Carlson’s business partner Ted became increasingly uneasy as he watched these events unfold. Ted and Mike had worked together on a past project and had since become friends. Ted enthusiastically introduced Mike to Carlson as a possible associate in the project, but now found himself in an uncomfortable position between two people whose work he respected. Ted’s connection to Carlson was grounded in shared business and legal commitments, while his connection to Mike was more personal, with considerable professional regard. He also liked working with Mike because of his low-key manner.
Carlson and Ted had chatted for a few minutes before Mike arrived. Money was tight, but both were pleased with how project was progressing. When Mike arrived, all he brought with him was the news that, without authorization, he had purchased a web domain using their project’s name. (When Carlson and Ted’s Intellectual property lawyer found out about this, she hit the ceiling.) Ted then admitted to himself that he was just as taken aback as Carlson.
Carlson, however, didn’t mince words, questioning whether working with Mike would add value to the project. Mike, on the defensive, retaliated by disparaging the project altogether—a significant shift from initial feedback he’d given about the project. Ted was embarrassed by Mike’s attitude, but couldn’t bring himself to join in Carlson’s attack.

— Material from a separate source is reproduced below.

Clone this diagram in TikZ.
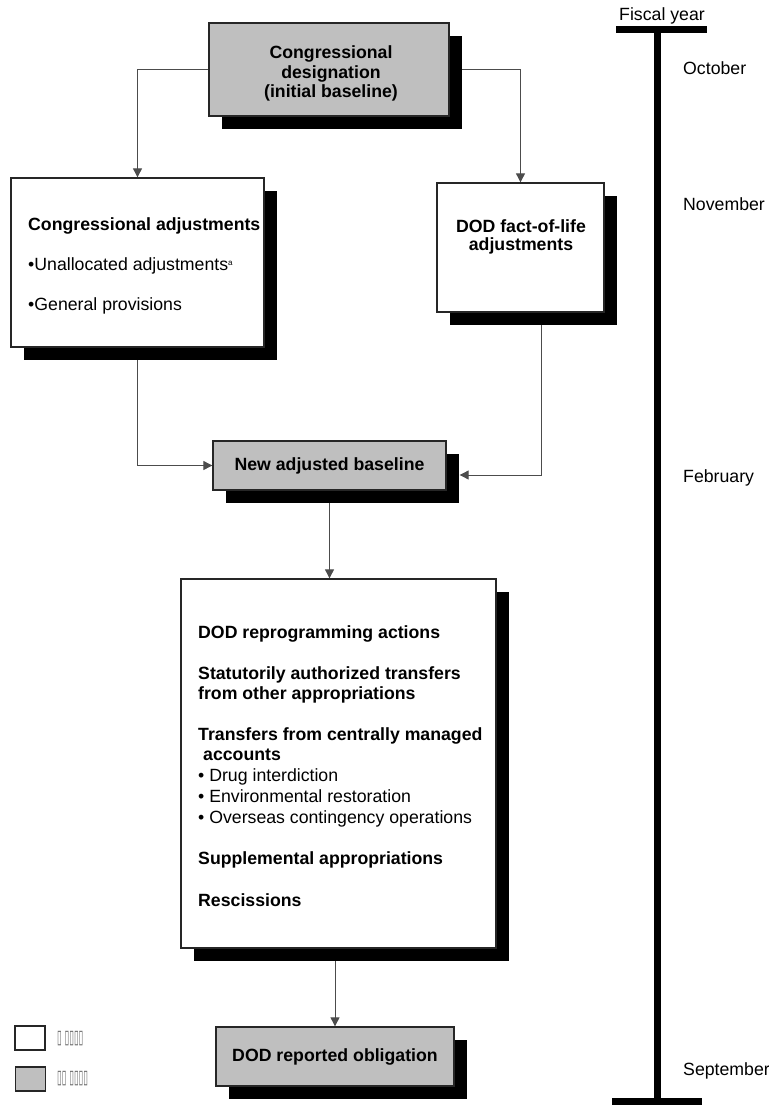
\documentclass[tikz,border=0pt]{standalone}
\usepackage{fontspec}
\setmainfont{Liberation Sans}
\newfontfamily\glyphfont{DejaVu Sans}
\usetikzlibrary{arrows.meta,shadows,backgrounds}

\tikzset{
  box/.style={draw=black!85, line width=1.3pt, fill=white, inner sep=0pt,
    drop shadow={shadow xshift=13pt, shadow yshift=-13pt, fill=black, opacity=1}},
  graybox/.style={box, fill=black!25},
  link/.style={draw=black!70, line width=0.9pt, -{Triangle[width=9pt,length=9pt]}},
  bold/.style={font=\fontsize{17.7}{19.5}\selectfont\bfseries, inner sep=0pt},
  plain/.style={font=\fontsize{17.7}{19.5}\selectfont, inner sep=0pt},
  keybox/.style={draw=black!85, line width=1.5pt, minimum width=30pt, minimum height=24pt, inner sep=0pt},
  keytext/.style={font=\glyphfont\fontsize{19}{19}\selectfont, text=black!60, inner sep=0pt, anchor=west}
}

\begin{document}
\begin{tikzpicture}[x=1pt,y=-1pt]
\useasboundingbox (0,0) rectangle (768,1105);

% boxes
\node[graybox, minimum width=240pt, minimum height=93pt] (desig) at (329,69.5) {};
\node[bold, anchor=base] (desiga) at (331,59) {Congressional};
\node[bold, anchor=base] (desigb) at (331,78.5) {designation};
\node[bold, anchor=base] (desigc) at (331,98) {(initial baseline)};

\node[box, minimum width=253pt, minimum height=169pt] (cadj) at (137.5,262.5) {};
\node[bold, anchor=base west] (cadjhead) at (28,230) {Congressional adjustments};
\node[plain, anchor=base west] (unalloc) at (28,270) {•Unallocated adjustments\raisebox{5pt}{\fontsize{8}{8}\selectfont a}};
\node[plain, anchor=base west] (genprov) at (28,310) {•General provisions};

\node[box, minimum width=167pt, minimum height=129pt] (life) at (520.5,247.5) {};
\node[bold, anchor=base] (lifea) at (521,232) {DOD fact-of-life};
\node[bold, anchor=base] (lifeb) at (521,250) {adjustments};

\node[graybox, minimum width=233pt, minimum height=49pt, bold] (base) at (329.5,465.5) {New adjusted baseline};

\node[box, minimum width=315pt, minimum height=369pt] (actions) at (338.5,763.5) {};
\node[bold, anchor=base west] (reprog) at (198,638) {DOD reprogramming actions};
\node[bold, anchor=base west] (statut) at (198,679) {Statutorily authorized transfers};
\node[bold, anchor=base west] (statutb) at (198,699) {from other appropriations};
\node[bold, anchor=base west] (central) at (198,740) {Transfers from centrally managed};
\node[bold, anchor=base west] (centralb) at (198,760) {\hspace{5pt}accounts};
\node[plain, anchor=base west] (drug) at (198,781) {• Drug interdiction};
\node[plain, anchor=base west] (envir) at (198,802) {• Environmental restoration};
\node[plain, anchor=base west] (overseas) at (198,823) {• Overseas contingency operations};
\node[bold, anchor=base west] (suppl) at (198,864) {Supplemental appropriations};
\node[bold, anchor=base west] (resc) at (198,906) {Rescissions};

\node[graybox, minimum width=238pt, minimum height=59pt, bold] (report) at (335,1056.5) {DOD reported obligation};

% connectors
\begin{scope}[on background layer]
\draw[link] (desig.west) -| (cadj.north);
\draw[link] (desig.east) -| (life.north);
\draw[link] (cadj.south) |- (base.west);
\draw[link] ([xshift=20.5pt]life.south) |- ([xshift=13pt,yshift=-9.5pt]base.east);
\draw[link] (base.south) -- (base.south |- actions.north);
\draw[link] (report.north |- actions.south) -- (report.north);
\end{scope}

% legend
\node[keybox] (keywhite) at (30,1038) {};
\node[keybox, fill=black!25] (keygray) at (30.5,1079) {};
\node[keytext] (keywhitetext) at (57,1039) {\scalebox{0.45}[1]{▯ ▯▯▯▯}};
\node[keytext] (keygraytext) at (57,1079) {\scalebox{0.45}[1]{▯▯ ▯▯▯▯}};

% fiscal year line
\draw[line width=7pt] (616,30) -- (707,30);
\draw[line width=7pt] (657,30) -- (657,1101);
\draw[line width=7pt] (612,1101) -- (702,1101);
\node[plain, anchor=base] (fiscal) at (662,21) {Fiscal year};
\node[plain, anchor=base west] (oct) at (683,75) {October};
\node[plain, anchor=base west] (nov) at (683,210) {November};
\node[plain, anchor=base west] (feb) at (683,482) {February};
\node[plain, anchor=base west] (sep) at (683,1075) {September};
\end{tikzpicture}
\end{document}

spreading the love is great – to an extent
After a few seconds, Mike, his attitude less defensive, disclosed that in the past, he had allowed himself to get burned in business dealings by offering too much without ensuring appropriate compensation. “But,” he said, “I really bristled at the suggestion that when I bought up that URL, I was looking for a way to con you. That’s not who I am. Ted at least, knows that about me—I hope.”
“The clutter of irrelationship can undermine even promising professional relationships.”Daniel
Carlson tamped down somewhat, responding that “when you discovered these domains were available, I’d have expected you to e-mail or call and ask if we wanted you to grab them.”
Finally, Ted spoke up. “Being in the middle of this is painful and embarrassing. I care about both of you, but I wouldn’t have introduced you if I didn’t think it had great business potential.” Ted then recounted an experience with a project a few years earlier with two former colleagues whom he’d invited into a project he was working on at that time. Both of these individuals were having difficulties in their personal lives at the time, and, Ted admitted, his desire to be “helpful” was partly why he had invited them to work with him. Then, after working together for nearly a year, both unexpectedly walked away from the project with little notice or explanation. Now Ted was starting to feel similarly betrayed by Mike, and wondered if he had unconsciously set-up another scenario like the one with his two former colleagues, possibly with a similar outcome.
Irrelationship is a way of relating to others that diminishes awareness of anxiety by using caretaking behaviors as a stand-in for developing true understanding, intimacy and investment in others. Carlson and Ted had done some hard work to defuse the irrelationship dynamic that periodically interfered with their working relationship. They’d learned how to treat personal and work-related tensions constructively so that the project usually proceeded undisturbed. That enabled Ted to see that his introducing Mike to the project had some of the markers of irrelationship-style caretaking.
“Before getting involved in binding business relationships, consider how each person's relationship history may strengthen and challenge the deal. Like dating, what looks good at the beginning may go south real fast. Make sure you are protected if you decide to move forward, and remain open to all the great possibilities.”Grant
When the acute crisis died down, Mike was able to suggest that he might be able to sketch out a proposal that met Carlson and Ted’s needs without opening himself to repeating past negative experiences. The conversation then took a more amicable tone, although an undercurrent of tension remained. The meeting ended without a concrete commitment to any further meetings.